Créé des suites de cette affaire, ce collectif espère libérer la parole d’autres victimes potentielles du Père Grosjean.

“Pour moi, ceux qui sont chargés de l’enquête, ce sont les gendarmes et la justice”, s’est défendu l’archevêque.

Suivi – 13.06.2025

Le prêtre, qui avait déjà reconnu l’agression de Jean, a confessé trois autres agressions sexuelles, mercredi, lors d’une audience devant la Cour d’appel de Dijon où sa remise en liberté lui a été refusée, selon le diocèse.

Un nombre de victimes plus important ?

Le nombre de victimes pourrait cependant être plus important, estime le collectif, soulignant que le père a officié dans de nombreuses paroisses près de Dijon, ainsi que sept ans au Maroc après avoir été “exfiltré”, à la suite d’une première plainte de 2016, classée sans suite.

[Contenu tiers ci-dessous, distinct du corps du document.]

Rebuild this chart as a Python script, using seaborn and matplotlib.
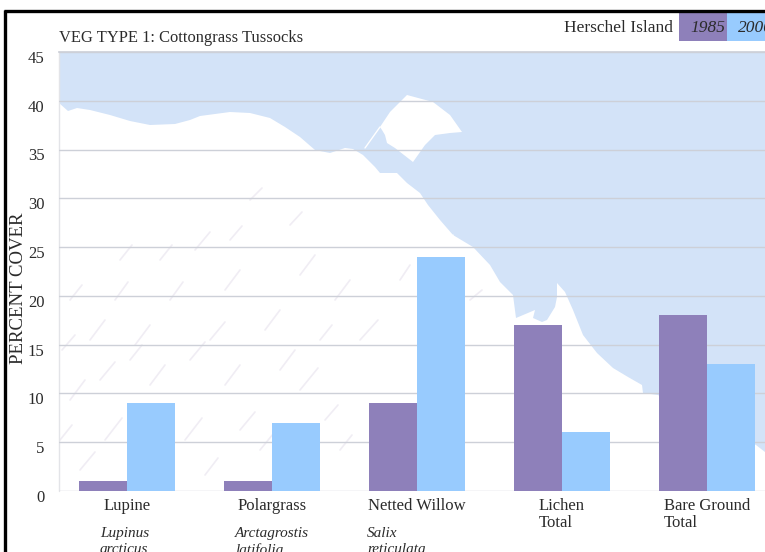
import matplotlib
matplotlib.use("Agg")
import matplotlib.pyplot as plt
from matplotlib.patches import Polygon, Rectangle
from matplotlib.transforms import ScaledTranslation
import pandas as pd
import seaborn as sns

species = ["Lupine", "Polargrass", "Netted Willow", "Lichen\nTotal", "Bare Ground\nTotal"]
latin_names = ["Lupinus\narcticus", "Arctagrostis\nlatifolia", "Salix\nreticulata"]
years = ["1985", "2000"]
cover_1985 = [1, 1, 9, 17, 18]
cover_2000 = [9, 7, 24, 6, 13]
y_ticks = [0, 5, 10, 15, 20, 25, 30, 35, 40, 45]

df = pd.DataFrame({
    "species": species * 2,
    "year": [years[0]] * 5 + [years[1]] * 5,
    "cover": cover_1985 + cover_2000,
})

PURPLE = "#8e80ba"
BLUE = "#98cbfe"
SEA = "#d3e3f8"
TEXT = "#2b2b2b"
GRID = "#cdd0d8"

sns.set_theme(style="white")
plt.rcParams["font.family"] = ["Liberation Serif", "DejaVu Serif"]
plt.rcParams["text.color"] = TEXT

fig = plt.figure(figsize=(7.65, 5.52), dpi=100, facecolor="white")

# map behind the chart, this axes works in image pixels
bg = fig.add_axes([0, 0, 1, 1], zorder=0)
bg.set_xlim(0, 765)
bg.set_ylim(552, 0)
bg.axis("off")

coast = [(59, 52), (765, 52), (765, 452), (756, 445), (700, 420), (658, 395), (643, 393),
         (642, 385), (628, 377), (613, 368), (597, 353), (583, 335), (573, 310), (565, 292),
         (557, 283), (557, 297), (555, 307), (547, 320), (542, 322), (533, 318), (535, 310),
         (516, 318), (513, 295), (500, 282), (490, 265), (473, 247), (453, 235), (440, 220),
         (428, 205), (420, 193), (407, 183), (397, 173), (380, 173), (375, 167), (363, 155),
         (353, 149), (345, 148), (330, 153), (315, 150), (300, 137), (285, 127), (270, 118),
         (250, 113), (230, 112), (200, 116), (190, 120), (175, 124), (150, 125), (130, 121),
         (110, 115), (90, 110), (77, 108), (68, 111), (59, 103)]
bg.add_patch(Polygon(coast, closed=True, facecolor=SEA, edgecolor="none"))
island = [(380, 127), (390, 112), (407, 95), (433, 102), (450, 115), (462, 132), (450, 133),
          (435, 135), (425, 145), (413, 162), (395, 148), (387, 143), (385, 135), (382, 130)]
bg.add_patch(Polygon(island, closed=True, facecolor="white", edgecolor="none"))
bg.plot([365, 380], [148, 127], color="white", lw=1)
bg.plot([447, 453], [255, 235], color="white", lw=1)

# faint relief on the land
relief = [(70, 300, 82, 285), (90, 340, 105, 320), (115, 300, 128, 282), (135, 345, 150, 325),
          (170, 300, 183, 282), (195, 250, 210, 232), (225, 290, 240, 270), (250, 200, 262, 188),
          (265, 330, 280, 310), (300, 275, 315, 255), (70, 400, 85, 380), (105, 440, 122, 418),
          (150, 385, 165, 365), (185, 440, 202, 418), (225, 385, 240, 365), (260, 450, 278, 428),
          (300, 390, 318, 368), (340, 450, 352, 435), (80, 470, 95, 452), (130, 478, 148, 458),
          (205, 475, 218, 458), (335, 300, 350, 280), (360, 340, 378, 320), (400, 280, 410, 265),
          (62, 350, 75, 335), (160, 260, 172, 245), (290, 225, 302, 212), (60, 440, 72, 425),
          (130, 360, 142, 345), (210, 340, 225, 322), (325, 420, 338, 405), (470, 300, 482, 290),
          (150, 450, 165, 432), (240, 430, 255, 412), (100, 380, 115, 362), (280, 370, 295, 350),
          (190, 360, 205, 342), (320, 340, 332, 325), (120, 260, 132, 245), (230, 240, 242, 226)]
for x0, y0, x1, y1 in relief:
    bg.plot([x0, x1], [y0, y1], color="#f0edf4", lw=1.2, solid_capstyle="round")
bg.plot([59, 59], [52, 491], color="#e3e4e8", lw=1)

# frame and year key
bg.plot([5.5, 5.5], [10, 552], color="black", lw=2.4, solid_capstyle="butt")
bg.plot([4, 765], [10.5, 10.5], color="black", lw=2.4, solid_capstyle="butt")
bg.add_patch(Rectangle((679, 13), 48, 28, facecolor=PURPLE, edgecolor="none"))
bg.add_patch(Rectangle((727, 13), 38, 28, facecolor=BLUE, edgecolor="none"))
bg.text(673, 28.5, "Herschel Island", ha="right", va="center", fontsize=12.5)
bg.text(707.5, 28, years[0], ha="center", va="center", fontsize=12.5, style="italic")
bg.text(738, 28, years[1], ha="left", va="center", fontsize=12.5, style="italic")

for x, name in zip([100, 235, 367], latin_names):
    bg.text(x, 527, name, ha="left", va="top", fontsize=11, style="italic", linespacing=1.3)

# chart
ax = fig.add_axes([59 / 765, 61 / 552, 706 / 765, 439 / 552], zorder=1)
ax.patch.set_alpha(0)
sns.barplot(data=df, x="species", y="cover", hue="year", palette=[PURPLE, BLUE],
            width=0.662, gap=0, saturation=1, legend=False, linewidth=0, ax=ax)
ax.set_xlim(-0.469, 4.4)
ax.set_ylim(0, 45)
ax.set_yticks(y_ticks)
ax.set_axisbelow(True)
ax.grid(axis="y", color=GRID, lw=1)
ax.grid(axis="x", visible=False)
sns.despine(ax=ax, left=True, bottom=True)
ax.spines["top"].set_visible(True)
ax.spines["top"].set_color(GRID)

ax.tick_params(axis="y", length=9, width=1, color=GRID, pad=1.5, labelsize=12, labelcolor=TEXT)
ax.tick_params(axis="x", length=0, pad=5, labelsize=12, labelcolor=TEXT)
shift = ScaledTranslation(0, -3.5 / 72, fig.dpi_scale_trans)
for lab in ax.get_yticklabels():
    lab.set_transform(lab.get_transform() + shift)
for lab in ax.get_xticklabels():
    lab.set_multialignment("left")
    lab.set_linespacing(1.1)

ax.set_xlabel("")
ax.set_ylabel("PERCENT COVER", fontsize=13.5, color=TEXT)
ax.yaxis.set_label_coords((27 - 59) / 706, (491 - 288) / 439)
ax.set_title("VEG TYPE 1: Cottongrass Tussocks", loc="left", pad=7.5, fontsize=11.9, color=TEXT)

fig.savefig("out.png", dpi=100)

“Il avait un système de prédation en place, il n’y a aucune raison pour qu’il ne l’ait pas utilisé ailleurs”, juge Emmanuelle Dancourt, présidente du collectif.

Pour l’instant, “une quinzaine de personnes se sont reconnues victimes” auprès du collectif, a ajouté Mme Dancourt, par ailleurs présidente de MeTooMédia, collectif de victimes dans le milieu des médias.

Les hommes concernés font état d’attouchements et parfois d’abus plus sévères quand ils étaient mineurs mais ils n’ont pas encore porté plainte car les faits se révèlent à eux au fur et à mesure que leur amnésie traumatique s’estompe, explique Véronique.

C’est le cas de Jean, dont la plainte a été reçue en novembre 2024, un mois après un choc qui a réveillé des souvenirs.

“Il a reçu un sms du prêtre, lui demandant: salut Jean, comment tu vas?

Les images lui sont alors remontées et il lui a dit: tu es un pédophile, ce à quoi le prêtre a répondu: oui, je sais”, raconte Véronique.

Les faits remontent à 2010, quand Jean avait douze ans.

Il se souvient de “caresses sur la cuisse” mais “pas encore complètement” de ce qui a suivi, selon sa mère.

Le collectif veut retrouver “toutes les victimes” potentielles mais le diocèse refuse de fournir les coordonnées des enfants catéchisés, regrette cette fervente catholique.

Interrogé sur la radio chrétienne RCF, l’archevêque de Dijon, Antoine Hérouard, a répondu “ne pas avoir le droit de le faire”.